In This Edition:
1.
In Like a Lion
2.
Succumbing to Attachment
3.
In with the New?
4.
Extraordinary on a Small Scale
5.
Reflection
In Like a Lion
Weather-wise, the Northeast is taking it on the chin, but we've got
balmy days down here!When I lived in Connecticut, I frequently heard the
expression, "in like a lion, out like a lamb," meaning, I suppose, that the
end of March ushered in the beginning of Spring. Actually, in my 26 years
in Connecticut, it hardly ever happened that way. Instead, just around the
time you wanted to put the snow shovels away, another storm would hit.
Yippee! No school, stuck at home again.
Succumbing to Attachment
On a personal level, getting stuck in a rut is no less common.
Attachment reigns supreme to achievers of all ages. When my daughter was 4
years old, her mother and I bought her an old, upright piano. It was a
little beat up, a little banged up, and was missing a few keys, but hey, for
a 4-year old, it was fine.
To our amazement, she played well. At age six, she began piano
lessons. The teacher encouraged us that our little girl had a special
talent. Two years later, the piano teacher told us it was time to buy a
Grand Piano for Valerie. It would be quite expensive, but she was now
winning awards, so it seemed like the right thing to do.
We went to a large piano emporium and Valerie tried all of them!

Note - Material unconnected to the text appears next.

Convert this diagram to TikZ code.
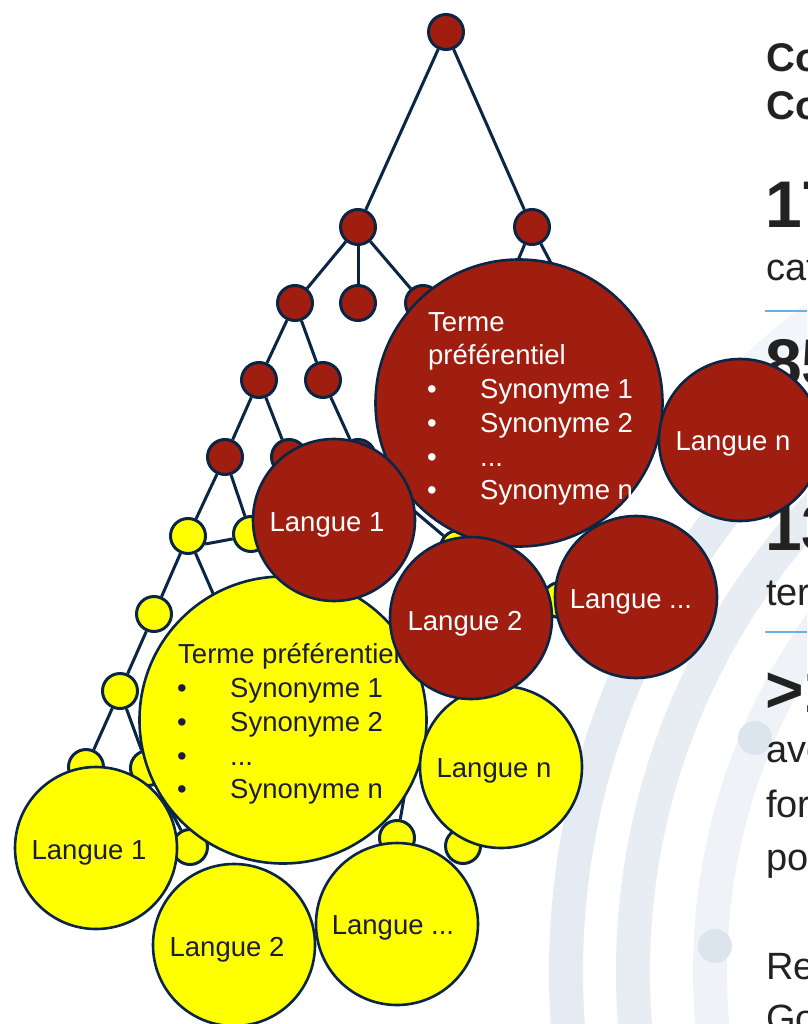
\documentclass[tikz,border=0pt]{standalone}
\usepackage{fontspec}
\setmainfont{Liberation Sans}
\definecolor{navy}{HTML}{0B2545}
\definecolor{tred}{HTML}{A01E10}
\definecolor{tyel}{HTML}{FFFF00}
\definecolor{ytext}{HTML}{1C1C3C}
\definecolor{bandA}{HTML}{E5EBF3}
\definecolor{bandB}{HTML}{E8EDF4}
\definecolor{bandC}{HTML}{EFF3F8}
\definecolor{bandE}{HTML}{F2F5F9}
\definecolor{dotc}{HTML}{DCE4ED}
\definecolor{rtxt}{HTML}{222222}
\definecolor{sepc}{HTML}{6AB0E4}
\begin{document}
\begin{tikzpicture}[x=1pt,y=-1pt,
  smallnode/.style={circle, draw=navy, line width=3pt, minimum size=35pt, inner sep=0pt},
  rsm/.style={smallnode, fill=tred},
  ysm/.style={smallnode, fill=tyel},
  bigcirc/.style={circle, draw=navy, line width=2.6pt, minimum size=287pt, inner sep=0pt},
  langcirc/.style={circle, draw=navy, line width=2.6pt, minimum size=162pt, inner sep=0pt},
  treeedge/.style={draw=navy, line width=3pt},
  wtxt/.style={text=white, font=\fontsize{27.5}{33}\selectfont, inner sep=0pt},
  ytxt/.style={text=ytext, font=\fontsize{27.5}{33}\selectfont, inner sep=0pt},
  rt/.style={anchor=base west, inner sep=0pt, text=rtxt, font=\fontsize{38}{44}\selectfont},
  rtb/.style={rt, font=\bfseries\fontsize{40}{48}\selectfont},
  rtbig/.style={rt, font=\bfseries\fontsize{66}{70}\selectfont},
  sepline/.style={draw=sepc, line width=2pt},
  bandline/.style={line width=34pt}
]
\useasboundingbox (0,0) rectangle (807,1024);
\fill[white] (0,0) rectangle (807,1024);
% background arcs
\begin{scope}
\clip (0,0) rectangle (807,1024);
\draw[bandline, bandA] (1313,972) circle[radius=747pt];
\draw[bandline, bandB] (1313,972) circle[radius=680pt];
\draw[bandline, bandC] (1313,972) circle[radius=603pt];
\fill[dotc] (755,738) circle[radius=17pt];
\fill[dotc] (715,946) circle[radius=17pt];
\end{scope}
\begin{scope}
\clip (700,0) rectangle (807,600);
\draw[bandline, bandE] (1313,972) circle[radius=822pt];
\end{scope}
% right-hand text
\node[rtb] (co1) at (766,72) {Co};
\node[rtb] (co2) at (766,120) {Co};
\node[rtbig] (n17) at (765,228) {17};
\node[rt] (cat) at (766,280) {cat};
\coordinate (s1a) at (765,311); \coordinate (s1b) at (807,311);
\draw[sepline] (s1a) -- (s1b);
\node[rtbig] (n85) at (765,385) {85};
\node[rtbig] (n13) at (765,550) {13};
\node[rt] (ter) at (766,605) {ter};
\coordinate (s2a) at (765,632); \coordinate (s2b) at (807,632);
\draw[sepline] (s2a) -- (s2b);
\node[rtbig] (ngt) at (765,712) {>1};
\node[rt] (ave) at (766,762) {ave};
\node[rt] (for) at (766,817) {for};
\node[rt] (po) at (766,870) {po};
\node[rt] (re) at (766,979) {Re};
\node[rt] (go) at (766,1031) {Go};
% small tree nodes
\node[rsm] (r) at (446,32) {};
\node[rsm] (a1) at (358,227) {};
\node[rsm] (a2) at (532,227) {};
\node[rsm] (b1) at (295,303) {};
\node[rsm] (b2) at (358,303) {};
\node[rsm] (b3) at (423,303) {};
\node[rsm] (b4) at (500,303) {};
\node[rsm] (b5) at (572,303) {};
\node[rsm] (c1) at (259,380) {};
\node[rsm] (c2) at (323,380) {};
\node[rsm] (d1) at (225,457) {};
\node[rsm] (d2) at (289,457) {};
\node[rsm] (d3) at (358,457) {};
\node[rsm] (hr1) at (380,482) {};
\node[ysm] (e1) at (188,536) {};
\node[ysm] (e2) at (251,534) {};
\node[ysm] (f1) at (154,614) {};
\node[ysm] (f2) at (222,614) {};
\node[ysm] (g1) at (120,691) {};
\node[ysm] (h1) at (86,767) {};
\node[ysm] (h2) at (148,768) {};
\node[ysm] (h3) at (190,847) {};
\node[ysm] (y8) at (397,838) {};
\node[ysm] (y9) at (463,846) {};
\node[ysm] (ys1) at (458,548) {};
\node[ysm] (ys2) at (560,600) {};
\coordinate (yh2) at (412,752);
% tree edges
\draw[treeedge] (r) -- (a1);
\draw[treeedge] (r) -- (a2);
\draw[treeedge] (a1) -- (b1);
\draw[treeedge] (a1) -- (b2);
\draw[treeedge] (a1) -- (b3);
\draw[treeedge] (a2) -- (b4);
\draw[treeedge] (a2) -- (b5);
\draw[treeedge] (b1) -- (c1);
\draw[treeedge] (b1) -- (c2);
\draw[treeedge] (c1) -- (d1);
\draw[treeedge] (c1) -- (d2);
\draw[treeedge] (c2) -- (d3);
\draw[treeedge] (d1) -- (e1);
\draw[treeedge] (d1) -- (e2);
\draw[treeedge] (e1.-25) -- (e2.195);
\draw[treeedge] (e1) -- (f1);
\draw[treeedge] (e1) -- (f2);
\draw[treeedge] (f1) -- (g1);
\draw[treeedge] (g1) -- (h1);
\draw[treeedge] (g1) -- (h2);
\draw[treeedge] (h2) -- (h3);
\draw[treeedge] (y8) -- (yh2);
\draw[treeedge] (hr1) -- (ys1);
% yellow cluster
\node[bigcirc, fill=tyel] (yT) at (283,720) {};
\node[ytxt, anchor=base west] (yT0) at (178,663) {Terme préférentiel};
\node[ytxt, anchor=base] (yB1) at (182,697) {•};
\node[ytxt, anchor=base west] (yS1) at (230,697) {Synonyme 1};
\node[ytxt, anchor=base] (yB2) at (182,731) {•};
\node[ytxt, anchor=base west] (yS2) at (230,731) {Synonyme 2};
\node[ytxt, anchor=base] (yB3) at (182,765) {•};
\node[ytxt, anchor=base west] (yS3) at (230,765) {...};
\node[ytxt, anchor=base] (yB4) at (182,798) {•};
\node[ytxt, anchor=base west] (yS4) at (230,798) {Synonyme n};
\node[langcirc, fill=tyel] (yL1) at (96,848) {};
\node[langcirc, fill=tyel] (yL2) at (234,945) {};
\node[langcirc, fill=tyel] (yL3) at (397,924) {};
\node[langcirc, fill=tyel] (yLn) at (501,767) {};
\node[ytxt, anchor=base] (yL1t) at (89,859) {Langue 1};
\node[ytxt, anchor=base] (yL2t) at (227,956) {Langue 2};
\node[ytxt, anchor=base] (yL3t) at (393,934) {Langue ...};
\node[ytxt, anchor=base] (yLnt) at (494,777) {Langue n};
% red cluster
\node[bigcirc, fill=tred] (rT) at (519,403) {};
\node[wtxt, anchor=base west] (rT0) at (428,331) {Terme};
\node[wtxt, anchor=base west] (rT1) at (428,364) {préférentiel};
\node[wtxt, anchor=base] (rB1) at (432,398) {•};
\node[wtxt, anchor=base west] (rS1) at (480,398) {Synonyme 1};
\node[wtxt, anchor=base] (rB2) at (432,432) {•};
\node[wtxt, anchor=base west] (rS2) at (480,432) {Synonyme 2};
\node[wtxt, anchor=base] (rB3) at (432,466) {•};
\node[wtxt, anchor=base west] (rS3) at (480,466) {...};
\node[wtxt, anchor=base] (rB4) at (432,499) {•};
\node[wtxt, anchor=base west] (rS4) at (480,499) {Synonyme n};
\node[langcirc, fill=tred] (rL1) at (334,520) {};
\node[langcirc, fill=tred] (rLn) at (740,440) {};
\node[langcirc, fill=tred] (rL3) at (636,597) {};
\node[langcirc, fill=tred] (rL2) at (471,618) {};
\node[wtxt, anchor=base] (rL1t) at (327,531) {Langue 1};
\node[wtxt, anchor=base] (rLnt) at (733,450) {Langue n};
\node[wtxt, anchor=base] (rL3t) at (631,608) {Langue ...};
\node[wtxt, anchor=base] (rL2t) at (465,630) {Langue 2};
\end{tikzpicture}
\end{document}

Finally we came to a piano that proved to be "the one." She loved it and we
bought it. We told Valerie that the piano movers were going to take the
other piano in trade, but it didn't register with her. Days before the new
one arrived, we cleaned up the old one, and then talked to Valerie about how
that piano would be leaving and the new one would be arriving.
The old had been her piano from the age of 4 and she was now 8. In
other words, she had been with this piano for half of her life. She broke
into a sob - not just a kid crying, but a deep mourning sob, as if she had
experienced the death of a parent or a close friend.
"It's the only piano I have ever known, I have been playing with it
since I was 4! Why do we have to get rid of it?" Now, trying to be a good
father, I started to explain to her that realistically we couldn't keep both
pianos. The house is a good size, but two pianos are a bit much.
Psychology tells us the older you get, the harder it is to let go of
attachments. The way we do things and how we think start to become embedded
into the brain in the form of neural pathways. These pathways serve as paths
of least resistance that prompt us to take mental shortcuts in response to
stimuli.
In with the New?
We took photos of the piano and we videotaped her playing - we made
sure we had it covered. I explained to her that once the old piano
departed, she would start to play on the new one and she wouldn't even think
of the old one. But hey, this is not an argument for an 8 year old. For
days she lamented, "Why do we have to get rid of the old one?"
Finally the day arrived. The piano movers came to deliver the new
piano and take away the old one. Something in me, I don't know where it
came from, finally got through to her. I was able to communicate with her
in a way she could understand and accept. Or, maybe she got there on her
own, I don't know.
After another tearful outbreak I said, "Val, when the piano goes back
to the store, then some other parents will see it and maybe they'll buy it
for their little girl. She'll learn how to play, and she'll have that piano
several years before she gets a bigger one."
Now, Val's expression started to change a little. She was still
sobbing, but I knew that she was ready to forsake her attachment when she
said to me, "Or maybe it will be a little boy." A change in facial
expression nearly always precedes the readiness to let go of attachment.
Extraordinary on a Small Scale
To me Valerie's ability to adapt represented an extraordinary chain of
events. Here was an 8 year old willing to give up her attachment to
something she had for half of her life. In my own life, I have had far more
difficult times with attachment. I have had attachments to objects, to
people, and even, to opinions, as we all do.
I once couldn't stand Elvis Presley; I thought he was a country
bumpkin. One time, 25 years following his death, a TV special about him
showed him discussing his acting ability and he said, "If I were as talented
as James Dean." I stopped in my tracks, I just froze, as Elvis Presley had
used the past conditional, "if I were", which is correct English. Not one
person out of 10 knows that this is correct terminology.
Most people would say, "If I was as talented as James Dean," but "if I
were" is correct because he knew he would never be as talented an actor as
James Dean. All of a sudden I was willing to give up my attachment to have
Elvis be some kind of bumpkin. A small issue you say?
What about the dozens of things at work to which you are attached right
now, many of which impede your ability to embrace new, potentially more
productive ways of thinking and working?
Further on in the special, Elvis was shown going through 28 takes for
one song. Everybody in the studio was saying, "Yeah, we got it, there is at
least one take on the reel that is fabulous." Elvis says something like,
"Wait, we don't have the right version yet." He went on for 35 takes in all,
and later the group selected one of the takes in the 30s!
Reflection
Are you so attached to the way you do things that when you're exposed
to another way you fight tooth and nail? Do you resist trying another way
and gravitate to what you've been doing, even if it doesn't best support
your quest for accomplishment? Maybe it's time to give up the old piano.